# Aikido/Iaido update!!



## Spinedoc (Apr 16, 2015)

So, thought I would post an update about my Aikido and MSR training. As you know, I've been taking Aikido for awhile now and a few months back started Muso Shinden Ryu. There are so many similarities, that they are quite complementary to each other. I've noticed that my flexibility continues to improve, and that while I thought I had a good balance….it's not as good as I thought as MSR exposes that quite quickly. 

My aikido sensei stated that over the past 2 months, I have progressed rapidly, and that it seemed like something "clicked" for me. Now, some of the other senior aikidoka are thinking about Iaido as well. 

So, in summary, it seems to be enhancing and improving my Aikido significantly….

Bonus notice is, as I stated last year, my golf game is improving….now even more so with both arts.


----------



## Jenna (Apr 17, 2015)

Spinedoc said:


> So, thought I would post an update about my Aikido and MSR training. As you know, I've been taking Aikido for awhile now and a few months back started Muso Shinden Ryu. There are so many similarities, that they are quite complementary to each other. I've noticed that my flexibility continues to improve, and that while I thought I had a good balance….it's not as good as I thought as MSR exposes that quite quickly.
> 
> My aikido sensei stated that over the past 2 months, I have progressed rapidly, and that it seemed like something "clicked" for me.
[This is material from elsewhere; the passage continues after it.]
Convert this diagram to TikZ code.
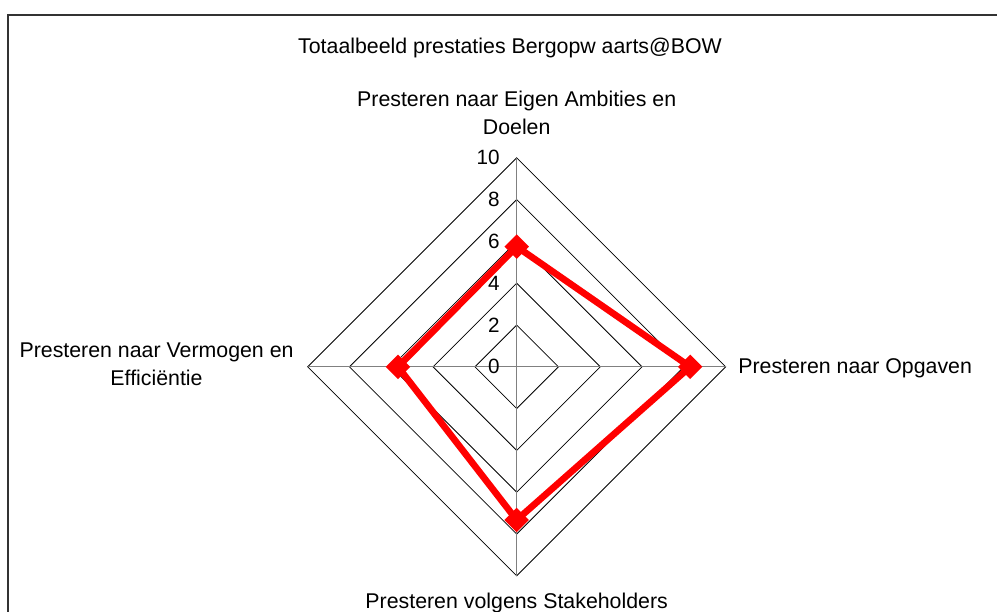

Now, some of the other senior aikidoka are thinking about Iaido as well.
> 
> ...


Doc that is fantastic you have found arts that are a good match for you and you are able to put well together!  Nice to hear  Oh and but I must draw your attention to Club Rules last paragraph.. NO swords permitted on the fairways! (sshhhh.. I think you can keep them in your trolley though ) Jx


----------